# Calling all Panasonic PT AE7000/PT AT5000 owners



## Cliffo (Nov 7, 2013)

Has anybody out there had their panasonic fit or come close to fittting a screen size of 5m across from a projected distance of 8m from the screen? If so, how did it perform?


----------



## ALMFamily (Oct 19, 2011)

Cliffo said:


> Has anybody out there had their panasonic fit or come close to fittting a screen size of 5m across from a projected distance of 8m from the screen? If so, how did it perform?


For us silly Americans, that is 16' at a projected 26' distance. 

I am not projecting that big - mine is 80 inches across(@2m) and my projected distance is roughly 15 feet (@4.5m). Hopefully, someone with a longer throw will respond with their take, but at that long of a throw distance, I would be concerned with the amount of FL you are getting. Remember also, if you want to use the 3d capability, the amount of lumens drops significantly.

Do you have the option to mount it closer?


----------



## Cliffo (Nov 7, 2013)

ALMFamily said:


> Do you have the option to mount it closer?

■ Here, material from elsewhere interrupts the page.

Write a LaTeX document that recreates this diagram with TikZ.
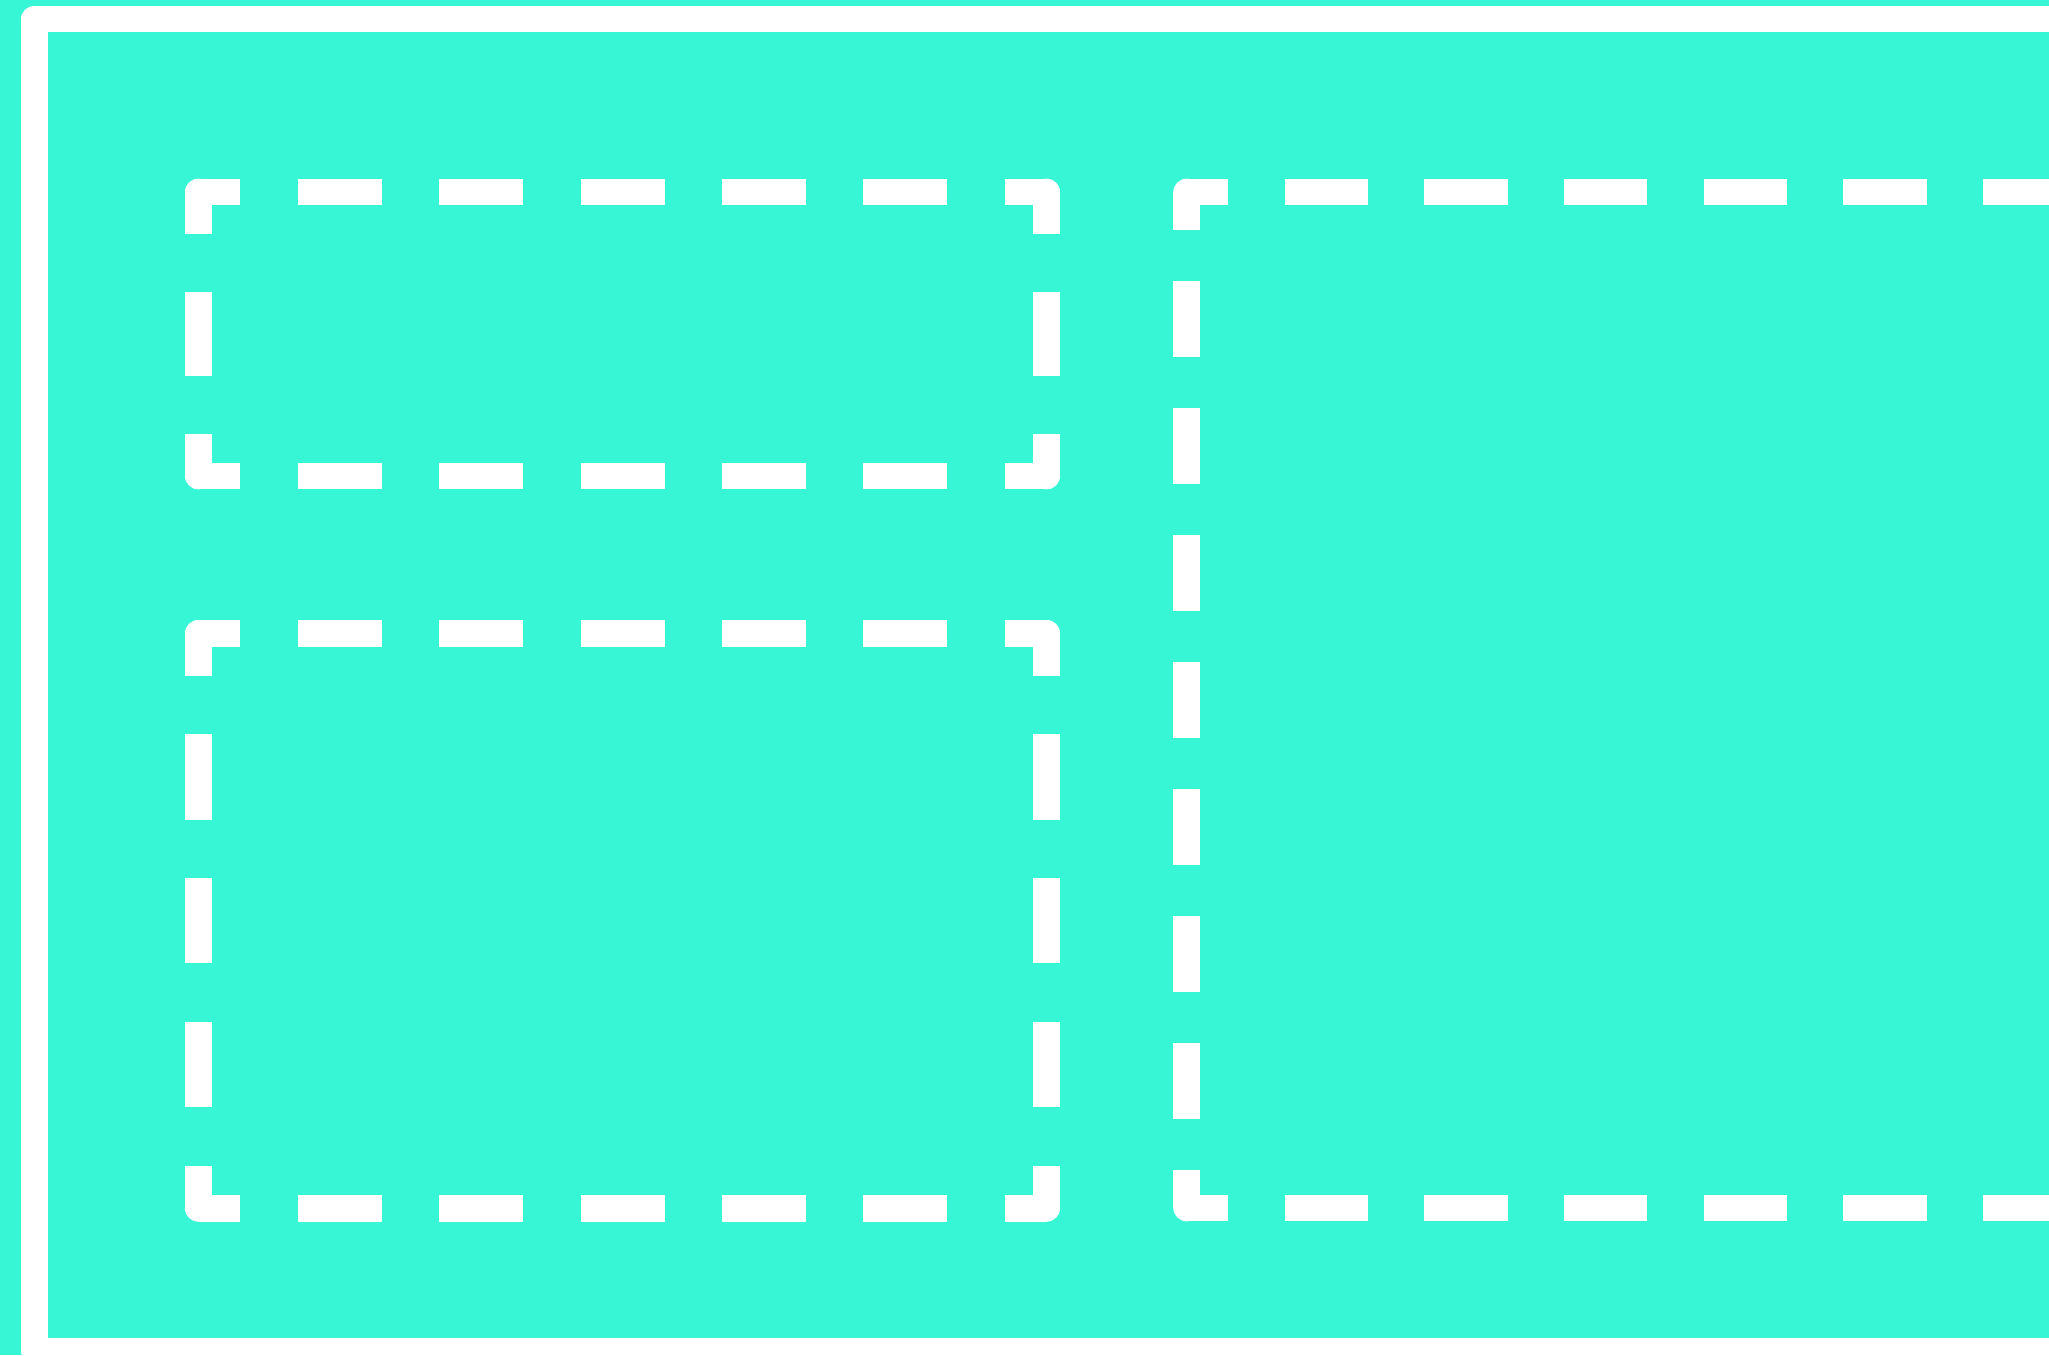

Yeah I would have the option to come closer. The measurements I gave are the absolute extreme of what I’m thinking about for my next setup. At present my screen size is 9ft (3m) across with a throw from about 13ft (4m) and it looks and works great. 3D is of course a little on the dull side but that is to be expected.

I’m fairly certain that the 3D from the Panasonic if projected on a 16ft screen will look bad. In fact I don't think it can do 3D above 200 inches diagonal. I tried doing a test in a large room, just projecting onto its white wall and 2D looked a bit average to me. I guess I’m pushing the projector past its limits.


----------



## ALMFamily (Oct 19, 2011)

Cliffo said:


> Yeah I would have the option to come closer. The measurements I gave are the absolute extreme of what I’m thinking about for my next setup. At present my screen size is 9ft (3m) across with a throw from about 13ft (4m) and it looks and works great. 3D is of course a little on the dull side but that is to be expected.
> 
> I’m fairly certain that the 3D from the Panasonic if projected on a 16ft screen will look bad. In fact I don't think it can do 3D above 200 inches diagonal. I tried doing a test in a large room, just projecting onto its white wall and 2D looked a bit average to me. I guess I’m pushing the projector past its limits.


I would probably agree - plus, if you are going to spend that kind of money for a 3d capable projector, I would want it to be at least passable quality.


----------